Начать хотя бы с того, что на нас троих, Давида, Владимира и меня (Николай уже давно вернулся домой), с первого
На общем фоне повального чревоугодия чернодолинское усиленное питание приобретало устрашающие размеры: нам грозила участь Ламе Гоодзака. Отчаянное сопротивление, которое оказывал человеческий организм этой «бэконизации», ослаблялось вмешательством ветеринара – единственного представителя врачебного искусства в Чернянке. Он выписывал нам какие-то порошки в дозах, способных успокоить не только перистальтику, но смирить навеки урчание водопроводных труб.
Он же лечил нас от насморка – тоже лошадиным средством: прижиганием носоглотки ляписом, и, надо признаться, весьма успешно: испытав минутную боль, мы уходили из его кабинета исцеленными. Этот безвестный ветеринар, пробудив во мне атавистические симпатии к несложным навыкам врачевания, тем самым навсегда поселил в моем сердце спасительное недоверие к «высокой» университетской медицине.
По утрам, отправляясь в контору, Давид Федорович хозяйским оком осматривал нас, погружая мизинец овцевода с длинным ногтем, которым обычно измерял шерсть, в наши обраставшие жиром мяса.

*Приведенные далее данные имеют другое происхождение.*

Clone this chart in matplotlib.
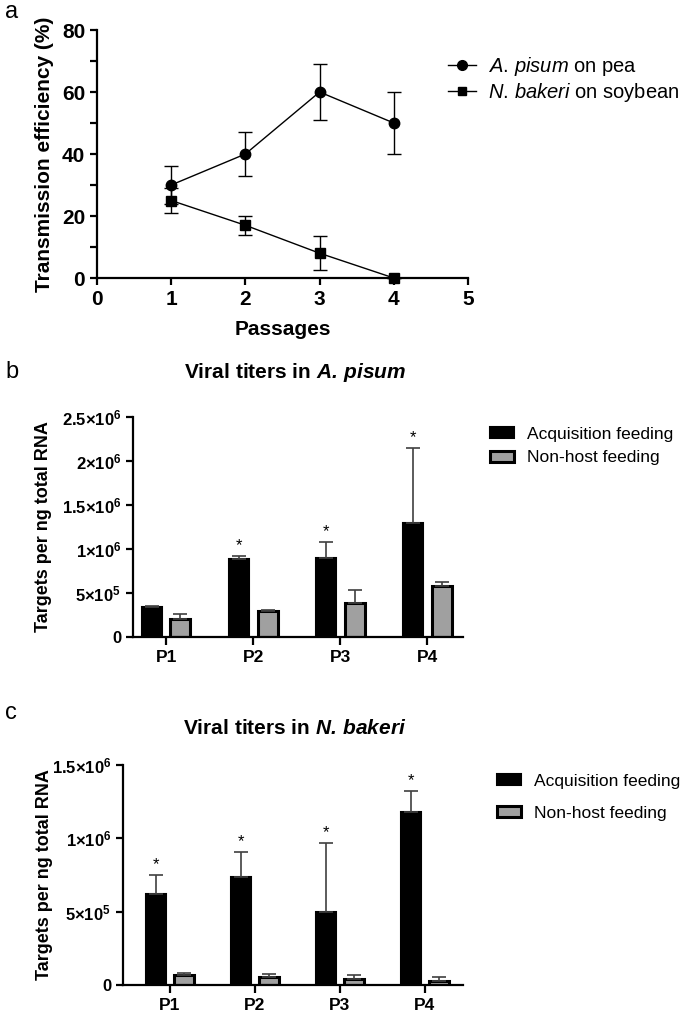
import matplotlib.pyplot as plt
from matplotlib.lines import Line2D
import numpy as np

plt.rcParams['font.family'] = ['Liberation Sans', 'DejaVu Sans']
plt.rcParams['mathtext.fontset'] = 'custom'
plt.rcParams['mathtext.rm'] = 'Liberation Sans'
plt.rcParams['mathtext.it'] = 'Liberation Sans:italic'
plt.rcParams['mathtext.bf'] = 'Liberation Sans:bold'
plt.rcParams['mathtext.bfit'] = 'Liberation Sans:bold:italic'

# panel a
passages = [1, 2, 3, 4]
pisum_eff = [30, 40, 60, 50]
pisum_err = [6, 7, 9, 10]
bakeri_eff = [25, 17, 8, 0]
bakeri_err = [4, 3, 5.5, 0]

# panels b and c
groups = ['P1', 'P2', 'P3', 'P4']
b_acq = [0.34e6, 0.883e6, 0.894e6, 1.30e6]
b_acq_err = [0.015e6, 0.041e6, 0.182e6, 0.85e6]
b_non = [0.21e6, 0.295e6, 0.39e6, 0.584e6]
b_non_err = [0.055e6, 0.015e6, 0.14e6, 0.046e6]
b_star = [False, True, True, True]

c_acq = [0.622e6, 0.734e6, 0.496e6, 1.177e6]
c_acq_err = [0.13e6, 0.175e6, 0.474e6, 0.145e6]
c_non = [0.066e6, 0.057e6, 0.041e6, 0.025e6]
c_non_err = [0.014e6, 0.018e6, 0.027e6, 0.027e6]
c_star = [True, True, True, True]

W, H = 685, 1014
fig = plt.figure(figsize=(W / 100, H / 100), dpi=100)


def px_axes(left, top, right, bottom):
    return fig.add_axes([left / W, 1 - bottom / H, (right - left) / W, (bottom - top) / H])


def style(ax):
    for s in ['top', 'right']:
        ax.spines[s].set_visible(False)
    for s in ['left', 'bottom']:
        ax.spines[s].set_linewidth(1.6)
    ax.tick_params(width=1.6, length=5, direction='out')


# ---- a ----
ax = px_axes(97, 30, 468, 278)
style(ax)
ax.errorbar(passages, pisum_eff, yerr=pisum_err, fmt='-o', color='black', ms=7.5,
            lw=1, elinewidth=1, capsize=5, capthick=1, clip_on=False, zorder=3)
ax.errorbar(passages, bakeri_eff, yerr=bakeri_err, fmt='-s', color='black', ms=7,
            lw=1, elinewidth=1, capsize=5, capthick=1, clip_on=False, zorder=3)
ax.set_xlim(0, 5)
ax.set_ylim(0, 80)
ax.set_yticks([0, 20, 40, 60, 80])
ax.set_yticks([10, 30, 50, 70], minor=True)
ax.tick_params(which='minor', width=1.6, length=5)
ax.tick_params(labelsize=15)
for t in ax.get_xticklabels() + ax.get_yticklabels():
    t.set_fontweight('bold')
ax.set_xlabel('Passages', fontsize=15, fontweight='bold', labelpad=8)
ax.set_ylabel('Transmission efficiency (%)', fontsize=15, fontweight='bold')
ax.yaxis.set_label_coords(-0.117, 0.5)
handles = [Line2D([], [], color='black', marker='o', ms=7, lw=1),
           Line2D([], [], color='black', marker='s', ms=6, lw=1)]
ax.legend(handles, [r'$\mathit{A.\,pisum}$ on pea', r'$\mathit{N.\,bakeri}$ on soybean'],
          loc='upper left', bbox_to_anchor=(430 / W, 1 - 37 / H), bbox_transform=fig.transFigure,
          frameon=False, fontsize=14.5, handlelength=1.4, handletextpad=0.6, labelspacing=0.15)
fig.text(5 / W, 1 - 12 / H, 'a', fontsize=17, va='center', ha='left')


def sci(v, _pos=None):
    if v == 0:
        return '0'
    e = int(np.floor(np.log10(v)))
    m = v / 10 ** e
    return ('%g' % m) + '\u00d710' + r'$^{\mathbf{%d}}$' % e


def bar_panel(left, top, right, bottom, acq, acq_err, non, non_err, star, ymax, xlim,
              title, title_y, label, label_y, leg_xy, leg_sp, lab_x):
    ax = px_axes(left, top, right, bottom)
    style(ax)
    x = np.arange(len(groups))
    w = 0.23
    ax.bar(x - 0.165, acq, w, color='black', edgecolor='black', lw=1.5,
           yerr=[np.zeros(4), acq_err], ecolor='#404040', capsize=5,
           error_kw=dict(elinewidth=1.2, capthick=1.2), label='Acquisition feeding')
    ax.bar(x + 0.165, non, w, color='#a0a0a0', edgecolor='black', lw=2.2,
           yerr=[np.zeros(4), non_err], ecolor='#404040', capsize=5,
           error_kw=dict(elinewidth=1.2, capthick=1.2), label='Non-host feeding')
    for i in range(4):
        if star[i]:
            ax.annotate('*', (x[i] - 0.165, acq[i] + acq_err[i]), xytext=(0, 2),
                        textcoords='offset points', ha='center', va='bottom', fontsize=12)
    ax.set_xlim(*xlim)
    ax.set_ylim(0, ymax)
    ax.set_yticks(np.arange(0, ymax + 1, 5e5))
    ax.yaxis.set_major_formatter(plt.FuncFormatter(sci))
    ax.set_xticks(x)
    ax.set_xticklabels(groups)
    ax.tick_params(axis='y', labelsize=12)
    ax.tick_params(axis='x', labelsize=12.5, length=6)
    for t in ax.get_xticklabels() + ax.get_yticklabels():
        t.set_fontweight('bold')
    ax.set_ylabel('Targets per ng total RNA', fontsize=13, fontweight='bold')
    ax.yaxis.set_label_coords(lab_x, 0.5)
    fig.text(295 / W, 1 - title_y / H, title, fontsize=15, fontweight='bold',
             ha='center', va='center')
    ax.legend(loc='upper left', bbox_to_anchor=(leg_xy[0] / W, 1 - leg_xy[1] / H),
              bbox_transform=fig.transFigure, frameon=False, fontsize=12.5,
              handlelength=1.4, handleheight=0.6, handletextpad=0.75, labelspacing=leg_sp)
    fig.text(5 / W, 1 - label_y / H, label, fontsize=17, va='center', ha='left')
    return ax


bar_panel(133, 417, 463, 637, b_acq, b_acq_err, b_non, b_non_err, b_star, 2.5e6,
          (-0.38, 3.41), r'Viral titers in $\mathbfit{A.\,pisum}$', 372, 'b', 372,
          (474, 411), 0.5, -0.245)
bar_panel(123, 765, 463, 985, c_acq, c_acq_err, c_non, c_non_err, c_star, 1.5e6,
          (-0.55, 3.45), r'Viral titers in $\mathbfit{N.\,bakeri}$', 728, 'c', 713,
          (481, 758), 1.0, -0.206)

fig.savefig('out.png', dpi=100)
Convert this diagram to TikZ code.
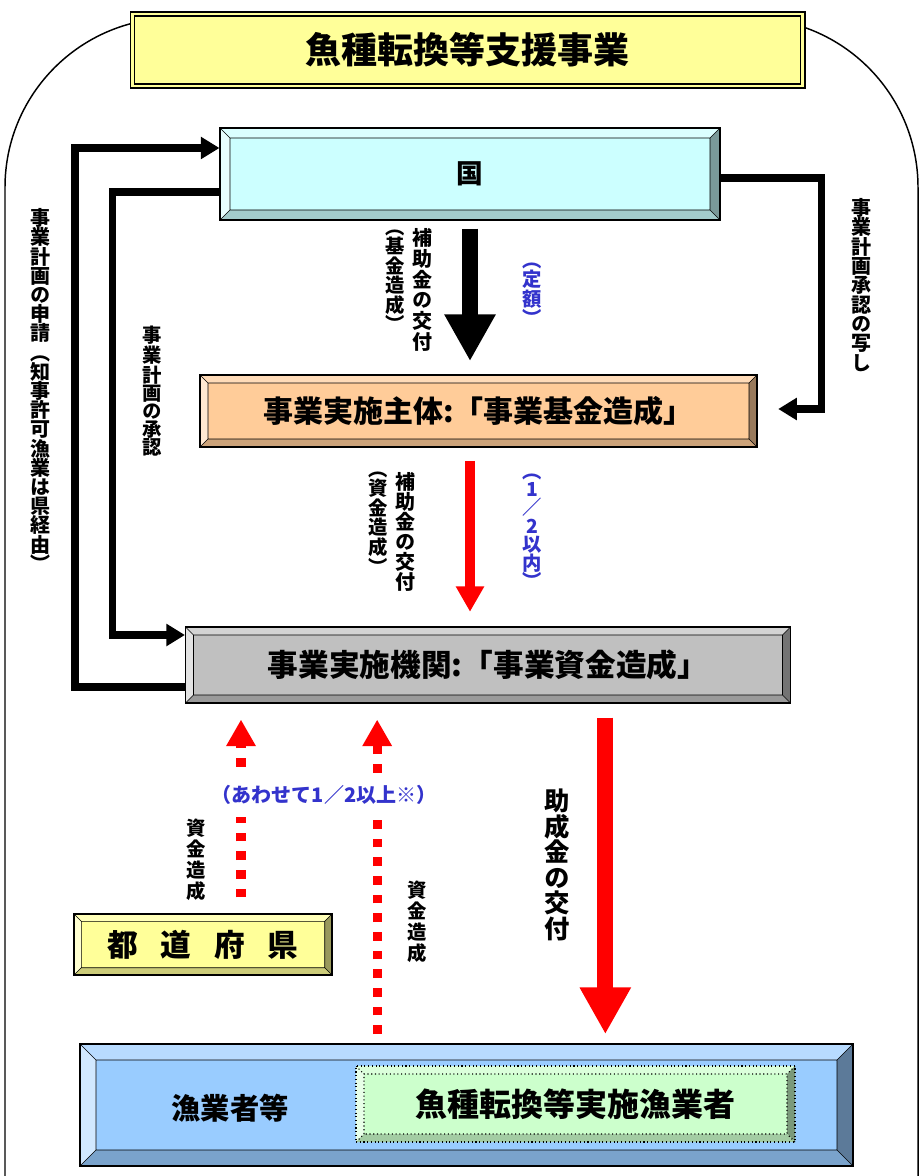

К счастью, кипучая энергия, бившая в нас ключом, не давала этому жиру застаиваться: мы сбрасывали его почти так же быстро, как наживали. Мысленно измеряя чернодолинские недели нормальной пульсацией крови, я готов теперь поверить, что тогдашние сутки заключали в себе тридцать шесть часов. Иначе не объяснить, как умудрялись мы, наряду с занятиями искусством, уделять столько времени еде, спорту, охоте, любовным увлечениям, домашнему театру, спорам... Все это взаимно переслаивалось, проникало одно в другое и, круто замешенное, являлось на редкость цельным образом полнокровной жизни.
По воскресеньям мы уже с утра одевались теплее. Собирались на охоту. Наспех позавтракав, обертывали ноги газетной бумагой – «опыт японской войны», поучал Николай, начиненный всякими полезными сведениями, – напяливали теплые тулупы, полушубки и, вооруженные тем количеством снарядов звероубийства, какое никогда и во сне не снилось заправскому охотнику, высыпали во двор.
Охота устраивалась в широком масштабе: в ней принимало участие мужское население не только усадьбы, но и экономии, человек до ста. На несчастного русака, метавшегося в оцепленном со всех сторон кустарнике, приходилось по пяти загонщиков.
На первой облаве мне повезло не сразу. Я уже начинал томиться от скуки, когда судьба сжалилась надо мной, дав мне возможность уложить в упор выскочившего прямо на меня довольно крупного зайца.
К обеду мы вернулись домой. Я был несказанно удивлен, увидав, что за плечами Давида болтается штук пять отличных русаков. Он загадочно улыбался и за столом порол несусветную чушь. Никто не понимал, каким образом ему удалось настрелять такую уйму, и, хотя доказательства были налицо, мы с недоверием внимали его мюнхаузеновским рассказам.